#### EXERCISE:
Set the listing down unchanged, minus every embedded image.

─── MATERIAL PROVIDED ───

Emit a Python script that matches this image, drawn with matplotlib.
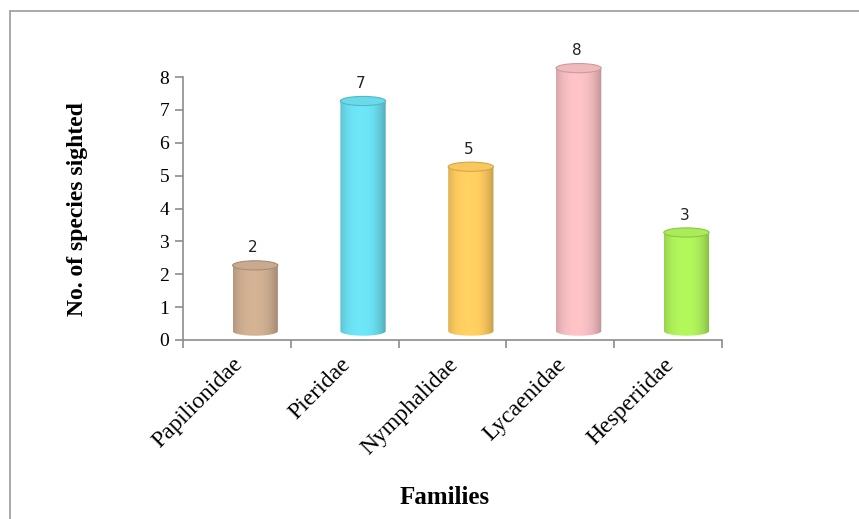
import numpy as np
import matplotlib
matplotlib.use("Agg")
import matplotlib.pyplot as plt
import matplotlib.transforms as mtransforms
from matplotlib.path import Path
from matplotlib.patches import PathPatch, Ellipse, Rectangle
from matplotlib.colors import to_rgb

families = ["Papilionidae", "Pieridae", "Nymphalidae", "Lycaenidae", "Hesperiidae"]
species = [2, 7, 5, 8, 3]
colors = ["#C6A688", "#62D8EA", "#F8C456", "#EFB6BA", "#A6EA50"]
y_ticks = [0, 1, 2, 3, 4, 5, 6, 7, 8]

W, H = 859, 519
fig = plt.figure(figsize=(W / 100, H / 100), dpi=100)
fig.patch.set_facecolor("white")

# outer frame
fig.patches.append(Rectangle((10 / W, -0.1), 1.2, 1.1 - 11 / H, transform=fig.transFigure,
                             fill=False, edgecolor="#999999", linewidth=1.2))

x0, x1, yb_px, yt_px = 183, 722, 340, 77
ax = fig.add_axes([x0 / W, 1 - yb_px / H, (x1 - x0) / W, (yb_px - yt_px) / H])
ax.set_xlim(-0.5, len(families) - 0.5)
ax.set_ylim(0, 8)

# overlay axes for the cylinders, same scale but taller so nothing is clipped
ymax2 = 9.5
ax2 = fig.add_axes([x0 / W, 1 - yb_px / H, (x1 - x0) / W, (yb_px - yt_px) * ymax2 / 8 / H])
ax2.set_xlim(-0.5, len(families) - 0.5)
ax2.set_ylim(0, ymax2)
ax2.axis("off")

serif = ["Liberation Serif", "DejaVu Serif"]

dx = 0.17      # depth offset (x, in category units)
dy = 0.27      # depth offset (y, in data units)
bw = 0.21      # half width
eh = 0.14      # ellipse half-height

def shade_strip(rgb, n=200):
    t = np.linspace(-1, 1, n)
    f = 0.80 + 0.22 * (1 - np.abs(t + 0.1) ** 2.5)
    arr = np.clip(np.outer(f, rgb) + 0.04, 0, 1)
    return arr[np.newaxis, :, :]

for i, (v, c) in enumerate(zip(species, colors)):
    rgb = np.array(to_rgb(c))
    cx = i + dx
    yb = dy
    yt = v + dy
    tt = np.linspace(np.pi, 2 * np.pi, 60)
    verts = [(cx - bw, yt)]
    verts += [(cx + bw * np.cos(t), yb + eh * np.sin(t)) for t in tt]
    verts += [(cx + bw, yt), (cx - bw, yt)]
    codes = [Path.MOVETO] + [Path.LINETO] * (len(verts) - 2) + [Path.CLOSEPOLY]
    path = Path(verts, codes)
    patch = PathPatch(path, facecolor="none", edgecolor="none")
    ax2.add_patch(patch)
    im = ax2.imshow(shade_strip(rgb), extent=[cx - bw, cx + bw, yb - eh, yt],
                    aspect="auto", interpolation="bilinear", zorder=2)
    im.set_clip_path(patch)
    top_rgb = np.clip(rgb * 0.95 + 0.05, 0, 1)
    ax2.add_patch(Ellipse((cx, yt), 2 * bw, 2 * eh, facecolor=top_rgb,
                          edgecolor=np.clip(rgb * 0.85, 0, 1), linewidth=0.8, zorder=3))
    ax2.text(i + 0.15, v + 0.8, str(v), ha="center", va="center",
             fontsize=11, color="#222222", family="DejaVu Sans")

ax2.set_xlim(-0.5, len(families) - 0.5)
ax2.set_ylim(0, ymax2)

for s in ["top", "right"]:
    ax.spines[s].set_visible(False)
for s in ["left", "bottom"]:
    ax.spines[s].set_color("#8c8c8c")
    ax.spines[s].set_linewidth(1.2)

ax.set_yticks(y_ticks)
ax.set_yticklabels([str(t) for t in y_ticks], family=serif, fontsize=14)
ax.tick_params(axis="y", length=6, color="#8c8c8c", width=1.2, pad=4)

ax.set_xticks(np.arange(-0.5, len(families), 1.0))
ax.set_xticklabels([])
ax.tick_params(axis="x", which="major", length=6, color="#8c8c8c", width=1.2)
ax.set_xticks(np.arange(len(families)), minor=True)
ax.set_xticklabels(families, minor=True, rotation=45, ha="right", rotation_mode="anchor",
                   family=serif, fontsize=17)
ax.tick_params(axis="x", which="minor", length=0, pad=10)
shift = mtransforms.ScaledTranslation(-5 / 100, 0, fig.dpi_scale_trans)
for lbl in ax.get_xticklabels(minor=True):
    lbl.set_transform(lbl.get_transform() + shift)
ax.set_facecolor("none")

fig.text(77 / W, 1 - 209 / H, "No. of species sighted", rotation=90, ha="center", va="center",
         family=serif, fontsize=17, fontweight="bold")
fig.text(445 / W, 1 - 497 / H, "Families", ha="center", va="center",
         family=serif, fontsize=18, fontweight="bold")

fig.savefig("out.png", dpi=100)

───

#### SOLUTION FOR THIS EXERCISE:
Emit a Python script that matches this image, drawn with matplotlib.
import numpy as np
import matplotlib
matplotlib.use("Agg")
import matplotlib.pyplot as plt
import matplotlib.transforms as mtransforms
from matplotlib.path import Path
from matplotlib.patches import PathPatch, Ellipse, Rectangle
from matplotlib.colors import to_rgb

families = ["Papilionidae", "Pieridae", "Nymphalidae", "Lycaenidae", "Hesperiidae"]
species = [2, 7, 5, 8, 3]
colors = ["#C6A688", "#62D8EA", "#F8C456", "#EFB6BA", "#A6EA50"]
y_ticks = [0, 1, 2, 3, 4, 5, 6, 7, 8]

W, H = 859, 519
fig = plt.figure(figsize=(W / 100, H / 100), dpi=100)
fig.patch.set_facecolor("white")

# outer frame
fig.patches.append(Rectangle((10 / W, -0.1), 1.2, 1.1 - 11 / H, transform=fig.transFigure,
                             fill=False, edgecolor="#999999", linewidth=1.2))

x0, x1, yb_px, yt_px = 183, 722, 340, 77
ax = fig.add_axes([x0 / W, 1 - yb_px / H, (x1 - x0) / W, (yb_px - yt_px) / H])
ax.set_xlim(-0.5, len(families) - 0.5)
ax.set_ylim(0, 8)

# overlay axes for the cylinders, same scale but taller so nothing is clipped
ymax2 = 9.5
ax2 = fig.add_axes([x0 / W, 1 - yb_px / H, (x1 - x0) / W, (yb_px - yt_px) * ymax2 / 8 / H])
ax2.set_xlim(-0.5, len(families) - 0.5)
ax2.set_ylim(0, ymax2)
ax2.axis("off")

serif = ["Liberation Serif", "DejaVu Serif"]

dx = 0.17      # depth offset (x, in category units)
dy = 0.27      # depth offset (y, in data units)
bw = 0.21      # half width
eh = 0.14      # ellipse half-height

def shade_strip(rgb, n=200):
    t = np.linspace(-1, 1, n)
    f = 0.80 + 0.22 * (1 - np.abs(t + 0.1) ** 2.5)
    arr = np.clip(np.outer(f, rgb) + 0.04, 0, 1)
    return arr[np.newaxis, :, :]

for i, (v, c) in enumerate(zip(species, colors)):
    rgb = np.array(to_rgb(c))
    cx = i + dx
    yb = dy
    yt = v + dy
    tt = np.linspace(np.pi, 2 * np.pi, 60)
    verts = [(cx - bw, yt)]
    verts += [(cx + bw * np.cos(t), yb + eh * np.sin(t)) for t in tt]
    verts += [(cx + bw, yt), (cx - bw, yt)]
    codes = [Path.MOVETO] + [Path.LINETO] * (len(verts) - 2) + [Path.CLOSEPOLY]
    path = Path(verts, codes)
    patch = PathPatch(path, facecolor="none", edgecolor="none")
    ax2.add_patch(patch)
    im = ax2.imshow(shade_strip(rgb), extent=[cx - bw, cx + bw, yb - eh, yt],
                    aspect="auto", interpolation="bilinear", zorder=2)
    im.set_clip_path(patch)
    top_rgb = np.clip(rgb * 0.95 + 0.05, 0, 1)
    ax2.add_patch(Ellipse((cx, yt), 2 * bw, 2 * eh, facecolor=top_rgb,
                          edgecolor=np.clip(rgb * 0.85, 0, 1), linewidth=0.8, zorder=3))
    ax2.text(i + 0.15, v + 0.8, str(v), ha="center", va="center",
             fontsize=11, color="#222222", family="DejaVu Sans")

ax2.set_xlim(-0.5, len(families) - 0.5)
ax2.set_ylim(0, ymax2)

for s in ["top", "right"]:
    ax.spines[s].set_visible(False)
for s in ["left", "bottom"]:
    ax.spines[s].set_color("#8c8c8c")
    ax.spines[s].set_linewidth(1.2)

ax.set_yticks(y_ticks)
ax.set_yticklabels([str(t) for t in y_ticks], family=serif, fontsize=14)
ax.tick_params(axis="y", length=6, color="#8c8c8c", width=1.2, pad=4)

ax.set_xticks(np.arange(-0.5, len(families), 1.0))
ax.set_xticklabels([])
ax.tick_params(axis="x", which="major", length=6, color="#8c8c8c", width=1.2)
ax.set_xticks(np.arange(len(families)), minor=True)
ax.set_xticklabels(families, minor=True, rotation=45, ha="right", rotation_mode="anchor",
                   family=serif, fontsize=17)
ax.tick_params(axis="x", which="minor", length=0, pad=10)
shift = mtransforms.ScaledTranslation(-5 / 100, 0, fig.dpi_scale_trans)
for lbl in ax.get_xticklabels(minor=True):
    lbl.set_transform(lbl.get_transform() + shift)
ax.set_facecolor("none")

fig.text(77 / W, 1 - 209 / H, "No. of species sighted", rotation=90, ha="center", va="center",
         family=serif, fontsize=17, fontweight="bold")
fig.text(445 / W, 1 - 497 / H, "Families", ha="center", va="center",
         family=serif, fontsize=18, fontweight="bold")

fig.savefig("out.png", dpi=100)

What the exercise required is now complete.